Bold traders looking to pick a bounce in the Nufarm share price after the stock fell 28 per cent following Wednesday's profit downgrade should take a moment to read last night's release from Standard & Poor's.
While Nufarm management understatedly spoke of an ''amendment'' being required to just one covenant following this week's profit downgrade, the credit analysts are less sanguine. It seems Nufarm's lenders are now key stakeholders at the underperforming agricultural chemicals business.
The ratings agency lost no time in cutting Nufarm's corporate credit rating to junk. Along with the BB rating came observation of ''a structural change in the global glyphosate market, which faces conditions of oversupply and intense price competition that we believe are likely to persist over the medium term''.
As a result, S&P considers the company faces a ''significant refinancing challenge as the group rolls over its seasonal debt facilities''.
With management credibility running on empty, Nufarm would be hard pushed to tap institutional equity markets if the banks prove troublesome.
This could leave the company looking to the major shareholder Sumitomo Chemical, hoping that its interest in the business hasn't cooled as market conditions worsen. Sumitomo played Santa Claus to Nufarm shareholders when it bought 20 per cent of the company at $14 a share this year but, with the stock trading yesterday at $3.75, its next purchase is set to be at a materially lower level.
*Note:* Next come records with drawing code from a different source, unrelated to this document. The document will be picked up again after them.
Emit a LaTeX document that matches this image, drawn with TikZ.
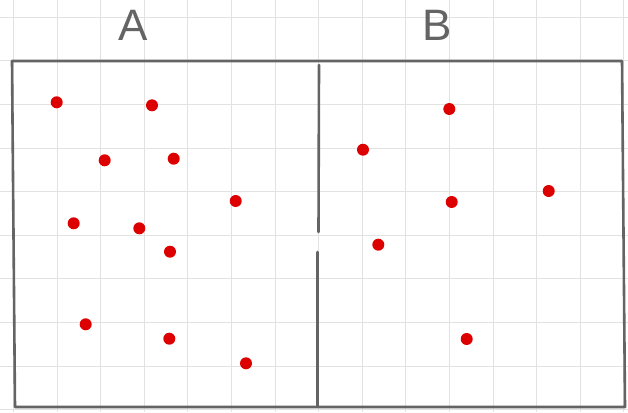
\documentclass[tikz,border=0pt]{standalone}
\usepackage{fontspec}
\setmainfont{Liberation Sans}
\usetikzlibrary{positioning}
\definecolor{gridgray}{HTML}{E2E2E2}
\definecolor{framegray}{HTML}{646464}
\definecolor{dotred}{HTML}{DD0000}
\tikzset{
  dot/.style={circle, fill=dotred, inner sep=0pt, minimum size=12pt},
  setlabel/.style={font=\fontsize{44}{44}\selectfont, text=framegray},
  frame/.style={draw=framegray, line width=2.6pt, line cap=round, line join=round}
}
\begin{document}
\begin{tikzpicture}[x=1pt, y=-1pt]
\useasboundingbox (0,0) rectangle (628,412);
% background grid
\foreach \k in {0,...,14}
  \draw[gridgray, line width=1pt] ({13.5+43.6*\k},0) -- ({13.5+43.6*\k},412);
\foreach \k in {0,...,9}
  \draw[gridgray, line width=1pt] (0,{17.3+43.6*\k}) -- (628,{17.3+43.6*\k});
% labels
\node[setlabel] (labelA) at (133,25) {A};
\node[setlabel] (labelB) at (437,25) {B};
% outer frame and divider
\draw[frame] (12,61) -- (622,61) -- (625,407) -- (15,407) -- cycle;
\draw[frame] (319,65) -- (318.5,232);
\draw[frame] (317.7,252) -- (317.7,406);
% points in A
\node[dot] (a1) at (56.7,102.3) {};
\node[dot] (a2) at (152,105.3) {};
\node[dot] (a3) at (104.7,160.3) {};
\node[dot] (a4) at (173.7,158.7) {};
\node[dot] (a5) at (235.7,201) {};
\node[dot] (a6) at (73.7,223.3) {};
\node[dot] (a7) at (139.3,228.3) {};
\node[dot] (a8) at (170,251.7) {};
\node[dot] (a9) at (85.7,324.3) {};
\node[dot] (a10) at (169.3,338.7) {};
\node[dot] (a11) at (246,363.3) {};
% points in B
\node[dot] (b1) at (449.3,109) {};
\node[dot] (b2) at (363,149.7) {};
\node[dot] (b3) at (451.7,202) {};
\node[dot] (b4) at (548.7,191) {};
\node[dot] (b5) at (378.3,244.7) {};
\node[dot] (b6) at (466.7,339) {};
\end{tikzpicture}
\end{document}
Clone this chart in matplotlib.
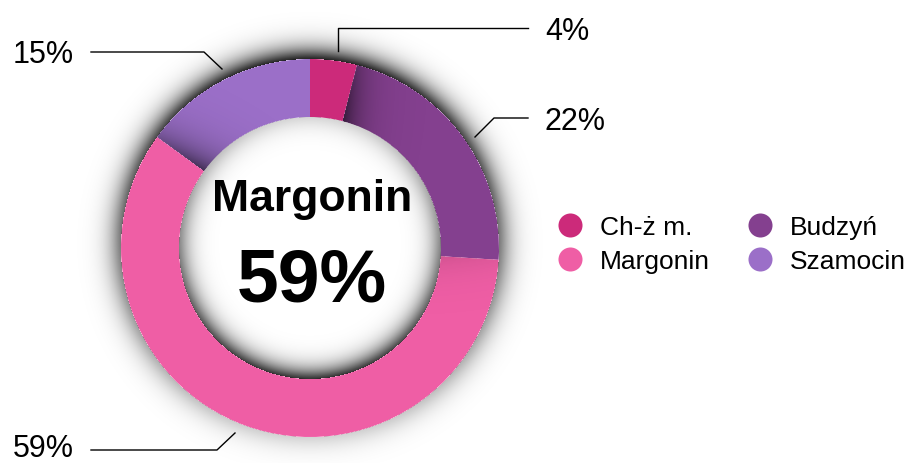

It's inevitable that talk of takeover interest in Nufarm will emerge in coming days with shares trading at historic lows.
On that front, it's notable that Sumitomo has made a commitment not to use its 20 per cent shareholding as a blocking stake if a third party offer for the company emerges. However, in a further twist, that obligation doesn't kick in until early next year, 12 months after the Japanese conglomerate's original investment in Nufarm.